By contrast, even though a good communicator may educate a crowd, he or she cannot aggregate the intelligence of its members to increase the speed with which we can solve a computational problem.  For example, if we projected the following question on the screen at a moviehouse: “What is the square root of 67?”  The quickest answer will come no faster than the most mathematically adept person in the crowd can provide it.  Cognitive processes like computation and other intellectual skills like rational problem solving do not aggregate in a crowd.

In Brave New World Revisited, Aldous Huxley takes it further, and effectively argues that in crowds, all negative human qualities aggregate, such that people packed in crowds suffer “herd-poisoning.”  He discusses this subject in the context of analyzing the art of demagoguery.  Huxley turns to Adolph Hitler for a case study, because Hitler knew “crowds and propaganda” “by firsthand experience.”  To make the German populace “more masslike, more homogeneously subhuman, he assembled them by the thousands and the tens of thousands, in vast halls and arenas, where individuals would lose their personal identity, even their elementary humanity, and be merged with the crowd.”  Because “a crowd is chaotic, has no purpose of its own and is capable of anything except intelligent action and realistic thinking,” people in a crowd suffer from “herd-poisoning,” an “intoxication” in which the “crowd-intoxicated individual escapes from responsibility, intelligence and morality into a kind of frantic, animal mindlessness.” 

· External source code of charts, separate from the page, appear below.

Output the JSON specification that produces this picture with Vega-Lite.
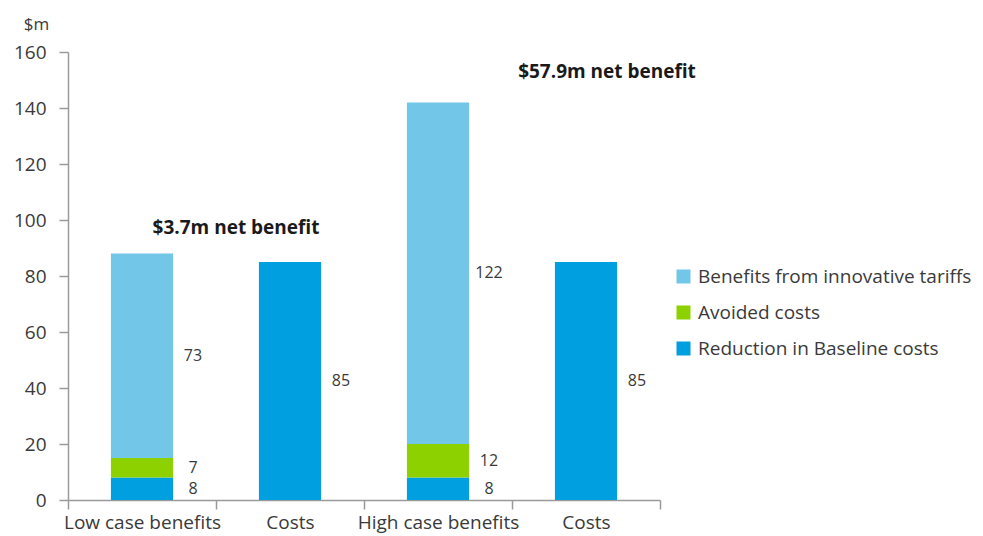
{
  "$schema": "https://vega.github.io/schema/vega-lite/v6.json",
  "width": 592,
  "height": 448,
  "autosize": {"type": "none"},
  "padding": {"left": 68, "top": 52, "right": 323, "bottom": 36},
  "config": {
    "font": "Open Sans",
    "view": {"stroke": null},
    "axis": {"grid": false, "domainColor": "#9a9a9a", "tickColor": "#9a9a9a", "labelColor": "#3a3a3a", "labelFontSize": 19, "tickSize": 9, "domainWidth": 1.5, "tickWidth": 1.5},
    "legend": {"orient": "none", "legendX": 606, "legendY": 215, "symbolType": "square", "symbolSize": 196, "symbolStrokeWidth": 0, "labelFontSize": 19, "labelColor": "#3a3a3a", "rowPadding": 16, "labelOffset": 5, "labelLimit": 400}
  },
  "data": {
    "values": [
      {"cat": "Low case benefits", "series": "Reduction in Baseline costs", "seg": 1, "value": 8},
      {"cat": "Low case benefits", "series": "Avoided costs", "seg": 2, "value": 7},
      {"cat": "Low case benefits", "series": "Benefits from innovative tariffs", "seg": 3, "value": 73},
      {"cat": "Costs (low)", "series": "Costs", "seg": 1, "value": 85},
      {"cat": "High case benefits", "series": "Reduction in Baseline costs", "seg": 1, "value": 8},
      {"cat": "High case benefits", "series": "Avoided costs", "seg": 2, "value": 12},
      {"cat": "High case benefits", "series": "Benefits from innovative tariffs", "seg": 3, "value": 122},
      {"cat": "Costs (high)", "series": "Costs", "seg": 1, "value": 85}
    ]
  },
  "encoding": {
    "x": {
      "field": "cat", "type": "nominal", "sort": null,
      "scale": {"paddingInner": 0, "paddingOuter": 0},
      "axis": {"title": null, "labelAngle": 0, "tickBand": "extent", "labelPadding": 4, "labelExpr": "indexof(datum.label, 'Costs') == 0 ? 'Costs' : datum.label"}
    }
  },
  "layer": [
    {
      "mark": {"type": "bar", "width": {"band": 0.42}},
      "encoding": {
        "y": {
          "field": "value", "type": "quantitative", "stack": "zero",
          "scale": {"domain": [0, 160]},
          "axis": {"values": [0, 20, 40, 60, 80, 100, 120, 140, 160], "labelPadding": 13, "title": "$m", "titleAngle": 0, "titleX": -32, "titleY": -28, "titleFontWeight": "normal", "titleFontSize": 17, "titleColor": "#3a3a3a", "titleAlign": "center", "titleBaseline": "middle"}
        },
        "color": {
          "field": "series", "type": "nominal",
          "scale": {
            "domain": ["Benefits from innovative tariffs", "Avoided costs", "Reduction in Baseline costs", "Costs"],
            "range": ["#72C6E8", "#8DD100", "#009FDF", "#009FDF"]
          },
          "legend": {"title": null, "values": ["Benefits from innovative tariffs", "Avoided costs", "Reduction in Baseline costs"]}
        },
        "order": {"field": "seg", "type": "quantitative"}
      }
    },
    {
      "mark": {"type": "text", "dx": 51, "fontSize": 16, "color": "#3a3a3a"},
      "encoding": {
        "y": {"field": "value", "type": "quantitative", "stack": "zero", "bandPosition": 0.5},
        "detail": {"field": "series"},
        "order": {"field": "seg", "type": "quantitative"},
        "text": {"field": "value", "type": "quantitative"}
      }
    },
    {
      "data": {"values": [{"cat": "Costs (low)", "pos": 97, "label": "$3.7m net benefit"}]},
      "mark": {"type": "text", "dx": -54, "fontSize": 19, "fontWeight": "bold", "color": "#1a1a1a"},
      "encoding": {
        "y": {"field": "pos", "type": "quantitative"},
        "text": {"field": "label"}
      }
    },
    {
      "data": {"values": [{"cat": "Costs (high)", "pos": 153, "label": "$57.9m net benefit"}]},
      "mark": {"type": "text", "dx": 21, "fontSize": 19, "fontWeight": "bold", "color": "#1a1a1a"},
      "encoding": {
        "y": {"field": "pos", "type": "quantitative"},
        "text": {"field": "label"}
      }
    }
  ]
}
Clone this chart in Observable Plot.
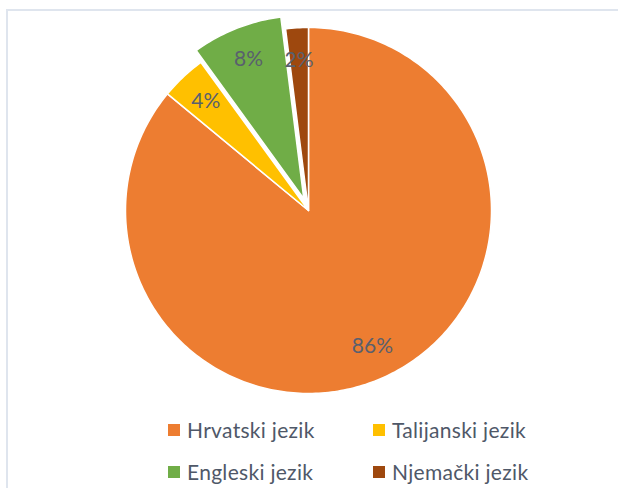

Whether it’s that bad or not, I don’t know.  But at minimum, I know this — in a crowd, feeling what everyone else is feeling, you have the same intelligence as the whole crowd.  You are likely much more stupid than usual.  You are more likely to get a tattoo, make an inappropriate comment, inflict unwanted contact on someone of the opposite sex, or, in the really wrong crowd, discover yourself “hating” people you don’t even know, burning to punish them for wrongs that “everybody knows” they committed.  That’s called a lynching, and it’s the apex of stupidity.  Most people wouldn’t lynch anybody as a solo project, because then everyone would stop liking them for being a homicidal maniac.  But crowds do lynch people –- time and again.  Because, to a crowd, the worst ideas sound like the best ones.